# Problem 1. [100 points] Ability of Sports Teams

Consider $n$ teams competing each other in a sports (e.g., soccer, football or basketball) tournament. Some teams are stronger than others due to reasons such as players' skills, coaching and staff support, amount of practice etc. We want to model each of the $n$ team's ability $a_x \in [0,1]\;\forall x = 1,...,n$. 

**The purpose of this problem is to learn the ability vector $a\in[0,1]^{n}$ from historical game outcome data.** Once determined, we may use $a\in[0,1]^{n}$ to predict the outcome of a future sports game.

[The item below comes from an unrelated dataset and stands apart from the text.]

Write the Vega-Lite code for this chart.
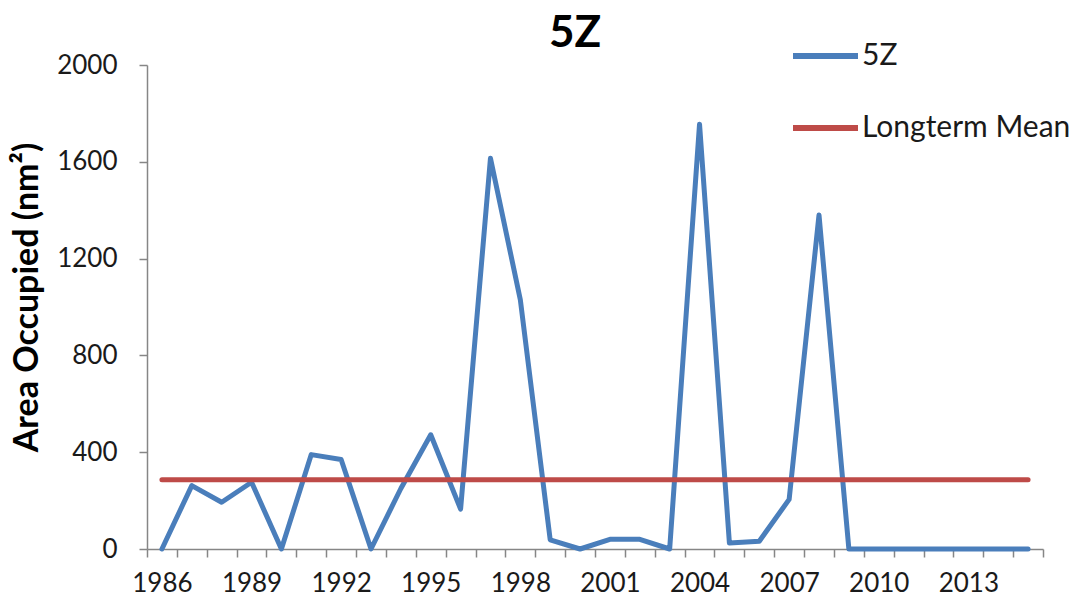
{
  "$schema": "https://vega.github.io/schema/vega-lite/v6.json",
  "width": 896,
  "height": 484,
  "autosize": {"type": "none"},
  "padding": {"left": 147, "top": 65, "right": 31, "bottom": 60},
  "background": "white",
  "title": {"text": "5Z", "font": "Lato", "fontSize": 44, "fontWeight": "bold", "color": "#000000", "anchor": "middle", "dx": -20, "dy": 43, "baseline": "alphabetic", "offset": -27},
  "data": {"values": [
    {"year": 1986, "5Z": 0, "Longterm Mean": 286},
    {"year": 1987, "5Z": 262, "Longterm Mean": 286},
    {"year": 1988, "5Z": 193, "Longterm Mean": 286},
    {"year": 1989, "5Z": 276, "Longterm Mean": 286},
    {"year": 1990, "5Z": 0, "Longterm Mean": 286},
    {"year": 1991, "5Z": 390, "Longterm Mean": 286},
    {"year": 1992, "5Z": 370, "Longterm Mean": 286},
    {"year": 1993, "5Z": 0, "Longterm Mean": 286},
    {"year": 1994, "5Z": 250, "Longterm Mean": 286},
    {"year": 1995, "5Z": 472, "Longterm Mean": 286},
    {"year": 1996, "5Z": 165, "Longterm Mean": 286},
    {"year": 1997, "5Z": 1615, "Longterm Mean": 286},
    {"year": 1998, "5Z": 1030, "Longterm Mean": 286},
    {"year": 1999, "5Z": 38, "Longterm Mean": 286},
    {"year": 2000, "5Z": 0, "Longterm Mean": 286},
    {"year": 2001, "5Z": 40, "Longterm Mean": 286},
    {"year": 2002, "5Z": 40, "Longterm Mean": 286},
    {"year": 2003, "5Z": 0, "Longterm Mean": 286},
    {"year": 2004, "5Z": 1755, "Longterm Mean": 286},
    {"year": 2005, "5Z": 25, "Longterm Mean": 286},
    {"year": 2006, "5Z": 32, "Longterm Mean": 286},
    {"year": 2007, "5Z": 205, "Longterm Mean": 286},
    {"year": 2008, "5Z": 1380, "Longterm Mean": 286},
    {"year": 2009, "5Z": 0, "Longterm Mean": 286},
    {"year": 2010, "5Z": 0, "Longterm Mean": 286},
    {"year": 2011, "5Z": 0, "Longterm Mean": 286},
    {"year": 2012, "5Z": 0, "Longterm Mean": 286},
    {"year": 2013, "5Z": 0, "Longterm Mean": 286},
    {"year": 2014, "5Z": 0, "Longterm Mean": 286},
    {"year": 2015, "5Z": 0, "Longterm Mean": 286}
  ]},
  "transform": [{"fold": ["5Z", "Longterm Mean"], "as": ["series", "value"]}],
  "mark": {"type": "line", "strokeWidth": 5, "strokeCap": "round", "strokeJoin": "round"},
  "encoding": {
    "x": {
      "field": "year", "type": "ordinal", "sort": "ascending",
      "scale": {"type": "band", "paddingInner": 0, "paddingOuter": 0},
      "bandPosition": 0.5,
      "axis": {
        "title": null, "tickBand": "extent", "labelAngle": 0,
        "labelExpr": "(+datum.value - 1986) % 3 == 0 ? datum.value : ''",
        "labelFont": "Lato", "labelFontSize": 26, "labelColor": "#1a1a1a", "labelPadding": 13,
        "tickSize": 8, "tickColor": "#868686", "domainColor": "#868686", "tickWidth": 1.5, "domainWidth": 1.5,
        "grid": false
      }
    },
    "y": {
      "field": "value", "type": "quantitative",
      "scale": {"domain": [0, 2000], "nice": false},
      "axis": {
        "title": "Area Occupied (nm²)", "titleFont": "Lato", "titleFontSize": 34, "titleFontWeight": "bold", "titleColor": "#000000",
        "titleAngle": -90, "titleAlign": "center", "titleBaseline": "middle", "titleX": -120, "titleY": 232,
        "values": [0, 400, 800, 1200, 1600, 2000], "format": "d",
        "labelFont": "Lato", "labelFontSize": 26, "labelColor": "#1a1a1a", "labelPadding": 22,
        "tickSize": 8, "tickColor": "#868686", "domainColor": "#868686", "tickWidth": 1.5, "domainWidth": 1.5,
        "grid": false
      }
    },
    "color": {
      "field": "series", "type": "nominal",
      "scale": {"domain": ["5Z", "Longterm Mean"], "range": ["#4A7EBB", "#BE4B48"]},
      "legend": {
        "title": null, "orient": "none", "legendX": 643, "legendY": -44.5,
        "symbolType": "stroke", "symbolSize": 4225, "symbolStrokeWidth": 6,
        "labelFont": "Lato", "labelFontSize": 30, "labelColor": "#1a1a1a", "labelOffset": 1, "labelLimit": 400,
        "rowPadding": 21, "padding": 0
      }
    }
  },
  "config": {"view": {"stroke": null}}
}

## (a) [50 points] Maximum Likelihood Estimate

When teams $x$ and $y$ play each other, the probability that team $x$ wins is equal to $\mathbb{P}\left(a_x - a_y + v > 0\right)$ where the noise $v\sim\mathcal{N}\left(0,\sigma^{2}\right)$, the normal distribution with mean zero and variance $\sigma^2$. The noise random variable $v$ models things like players' injuries, weather during the game, players' mental stress etc.

Suppose we are given historical game outcome data $\left(x^{(i)},y^{(i)},z^{(i)}\right)$ for $i=1,...,m$ games, meaning that game $i$ was played between teams $x^{(i)}$ and $y^{(i)}$, and the result was 
$$z^{(i)} = \begin{cases}
+1 & \text{if team $x^{(i)}$ won},\\
-1 & \text{if team $y^{(i)}$ won}.
\end{cases}$$
We assume that there were no ties. We collect this historical data in a matrix $H\in\mathbb{R}^{m\times n}$ whose each row denotes a game, and each column denotes a team, i.e.,
$$H_{ij} = \begin{cases}
+z^{(i)} & \text{if $j=x^{(i)}$},\\
-z^{(i)} & \text{if $j=y^{(i)}$},\\
0 & \text{otherwise}.
\end{cases}$$
Assuming the outcomes of past games were statistically independent, formulate computing the maximum likelihood estimate of the ability vector $a^{*}_{\text{MLE}}$ as an optimization problem where matrix $H$ appears as a known parameter. **Explain all mathematical derivation, including why the derived problem is convex**.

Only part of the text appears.